While I reserve further comment on the book until I have gone through it in its entirety, I will say this – I found the foreword by Tim Smit (of the Eden Project in the UK) to be such a beautifully crafted piece of writing. His delectably cynical and unabashedly candid take on creativity in general (and not specifically in the context of education) was an unmitigated pleasure to read. Here’s a sampling…

“Creativity is a word that comes with baggage. In some circles it hints at genius, in others to dodgy accounting practices. Being creative is either praise or an inference of a character flaw. However it is used, the implication is that some kind of cleverness is involved…Most of us are suspicious of it being the Devil’s work unless it is done in the name of a greater good, in which case divine intervention bestows cod sanctity to the practitioner. Latterly, as it has become part of the educator’s armoury, it has taken on a new meaning. It is something we all have, if only we could draw it out of ourselves. … We’re all creative now, and this robs it of its exclusive sting.”

“My youngest son once said in jest that he wished I’d been an abusive father so that he could be a credibly creative musician. All of us know that, by and large, this is a stereotype that doesn’t bear very close inspection, but that there is a grain of truth in it. This is evidenced in part in our culture by awarding artists more latitude in behaviour than we would allow others. There is a wonderful irony that we will celebrate artists to whom we wouldn’t give houseroom on a personal level.”

Thursday, April 06, 2006

More of the same...

It's been a couple of weeks since my last post but I've found my thoughts straying back (on more than one occasion) to the issue mentioned in the last posting - that of the burgeoning new web tools that are emerging at speeds too fast for us to keep up, and in the process leaving far far behind the majority of schools in India that are still only awakening (or still oblivious) to the possibilities of the internet.

The Hindu carried an article earlier this week on Cool classroom tools that discussed the phenomenon of podcasting, its use in education and the Duke Digital Initiative as a case in point. Would I come across as too much of a cynic if I said that there is little point in even running such an article in India? "...A school or college in India (reaching out) to its students in a new meaningful and cool way and (creating) a whole new educational iPod lifestyle." Give me a break! The very idea of students and teachers creating audio and video content for streaming onto portable devices just seems light years away in any educational setting in India - heck! even the use of regular audio and video remain untapped technologies in classrooms here! (May I add though that I would, of course, be thrilled to bits if some school in India actually took podcasting for a whirl...)

For more on emerging technologies in education, sans the attendant pessimism and cynicism that have marked my recent ramblings, visit the course website for T561 (Emerging Educational Technologies) being offered at HGSE this Spring by good ole' Prof. Chris Dede (who I was fortunate to have as my Advisor for my Masters) - a true "tech in ed" visionary esp. with respect to technologies that "bridge distance and time." Topics include podcasting, MUVEs, Social Networking, Collaborative Synchronous and Asynchronous Learning Environments and a host of other fun stuff.

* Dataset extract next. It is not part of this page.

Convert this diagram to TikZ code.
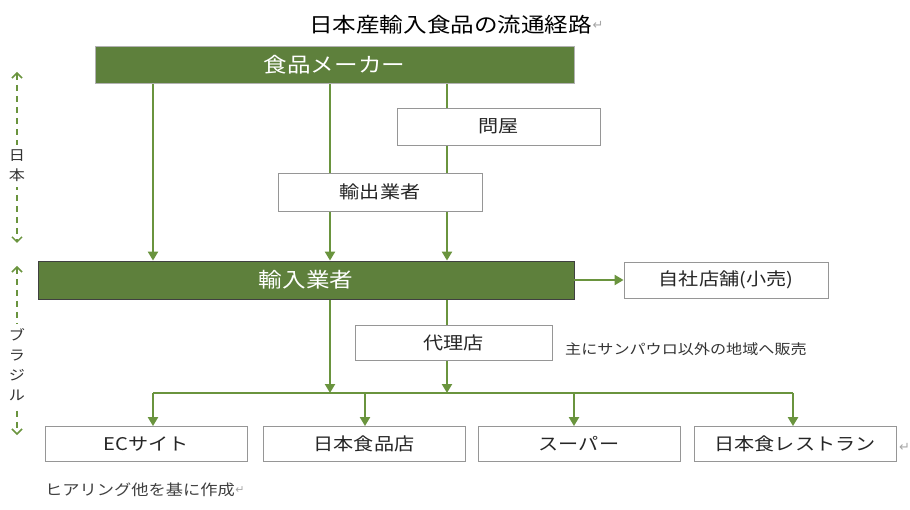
\documentclass[tikz,border=0pt]{standalone}
\usepackage{fontspec}
\newfontfamily\jp[FakeStretch=1.15]{Noto Sans CJK JP}
\newfontfamily\djv{DejaVu Sans}
\usetikzlibrary{arrows.meta,backgrounds}
\definecolor{gfill}{RGB}{94,128,60}
\definecolor{gline}{RGB}{106,148,62}
\definecolor{bgrey}{RGB}{150,150,150}
\tikzset{
  wbox/.style={draw=bgrey, line width=0.8pt, fill=white, inner sep=0pt, font=\jp\fontsize{17.5}{20}\selectfont, text=black!85},
  gbox/.style={draw=gray!60, line width=0.8pt, fill=gfill, inner sep=0pt, font=\jp\fontsize{20.5}{22}\selectfont, text=white},
  flow/.style={draw=gline, line width=2.2pt, -{Triangle[width=10pt,length=9pt]}},
  plain/.style={draw=gline, line width=2.2pt},
  span/.style={draw=gline, line width=1.3pt, dash pattern=on 6pt off 5pt, {Straight Barb[width=10pt,length=5pt,line width=1.5pt]}-{Straight Barb[width=10pt,length=5pt,line width=1.5pt]}},
  lbl/.style={font=\jp\fontsize{14}{20}\selectfont, text=black!80, align=center, inner sep=0pt},
  ret/.style={font=\djv\fontsize{13}{14}\selectfont, text=gray!70, inner sep=0pt}
}
\begin{document}
\begin{tikzpicture}[x=1pt,y=-1pt]
\useasboundingbox (0,0) rectangle (910,510);
% title
\node[font=\jp\fontsize{20.5}{22}\selectfont, inner sep=0pt, anchor=west] (title) at (309,25) {日本産輸入食品の流通経路};
\node[ret, anchor=west] (tret) at (title.east) {↵};
% boxes
\node[gbox, minimum width=479pt, minimum height=37pt] (maker) at (334.5,64.5) {食品メーカー};
\node[wbox, minimum width=203pt, minimum height=37pt] (tonya) at (498.5,126.5) {問屋};
\node[wbox, minimum width=204pt, minimum height=38pt] (exporter) at (380,192) {輸出業者};
\node[gbox, draw=black!75, minimum width=536pt, minimum height=38pt] (importer) at (306,280) {輸入業者};
\node[wbox, minimum width=204pt, minimum height=36pt] (jisha) at (726,280) {自社店舗(小売)};
\node[wbox, minimum width=197pt, minimum height=35pt] (dairi) at (453.5,342.5) {代理店};
\node[lbl, anchor=west, font=\jp\fontsize{14}{16}\selectfont] (note) at (565,349) {主にサンパウロ以外の地域へ販売};
\node[wbox, minimum width=202pt, minimum height=35pt] (ec) at (146,444) {ECサイト};
\node[wbox, minimum width=202pt, minimum height=35pt] (shop) at (364,444) {日本食品店};
\node[wbox, minimum width=202pt, minimum height=35pt] (super) at (579,444) {スーパー};
\node[wbox, minimum width=202pt, minimum height=35pt] (rest) at (795,444) {日本食レストラン};
\node[ret, anchor=west] (bret) at (899,447) {↵};
\node[font=\jp\fontsize{15}{16}\selectfont, text=black!75, inner sep=0pt, anchor=west] (src) at (45,490) {ヒアリング他を基に作成};
\node[ret, anchor=west, font=\djv\fontsize{11}{12}\selectfont] (sret) at (src.east) {↵};
% column coordinates
\coordinate (c1) at (153,0);
\coordinate (c2) at (330,0);
\coordinate (c3) at (447,0);
\coordinate (bus) at (0,393);
\coordinate (d1) at (153,0);
\coordinate (d2) at (365,0);
\coordinate (d3) at (574,0);
\coordinate (d4) at (793,0);
% side spans
\coordinate (jtop) at (17,72);
\coordinate (jbot) at (17,243);
\coordinate (btop) at (17,266);
\coordinate (bbot) at (17,435);
\draw[span] (jtop) -- (jbot);
\draw[span] (btop) -- (bbot);
\node[lbl, fill=white, inner xsep=4pt, inner ysep=5pt] (jp) at (17,166) {日\\本};
\node[lbl, fill=white, inner xsep=4pt, inner ysep=5pt] (br) at (17,365) {ブ\\ラ\\ジ\\ル};
\begin{scope}[on background layer]
\draw[flow] (maker.south -| c1) -- (importer.north -| c1);
\draw[flow] (maker.south -| c2) -- (importer.north -| c2);
\draw[flow] (maker.south -| c3) -- (importer.north -| c3);
\draw[flow] (importer.south -| c2) -- (bus -| c2);
\draw[flow] (importer.south -| c3) -- (bus -| c3);
\end{scope}
\draw[flow] (importer.east) -- (jisha.west);
\draw[plain] (bus -| d1) -- (bus -| d4);
\draw[flow] (bus -| d1) -- (ec.north -| d1);
\draw[flow] (bus -| d2) -- (shop.north -| d2);
\draw[flow] (bus -| d3) -- (super.north -| d3);
\draw[flow] (bus -| d4) -- (rest.north -| d4);
\end{tikzpicture}
\end{document}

And with that I lay this theme to rest (at least for now) and move on to other (less depressing?) topics.

I think I will turn my attention to sharing some insights gleaned from my recent experiences in developing a Technology Plan for a school - a very worthwhile activity that I am quite sure few schools in India engage in...[wry smile]... or perhaps my thoughts on GIS that I am working (with the Geography and Environmental Science teachers and a local GIS SIG) to introduce in the MAIS middle/high school curriculum.

(Think I should change the tagline of this blog to "Musings of a US-educated Indian Cynic"?)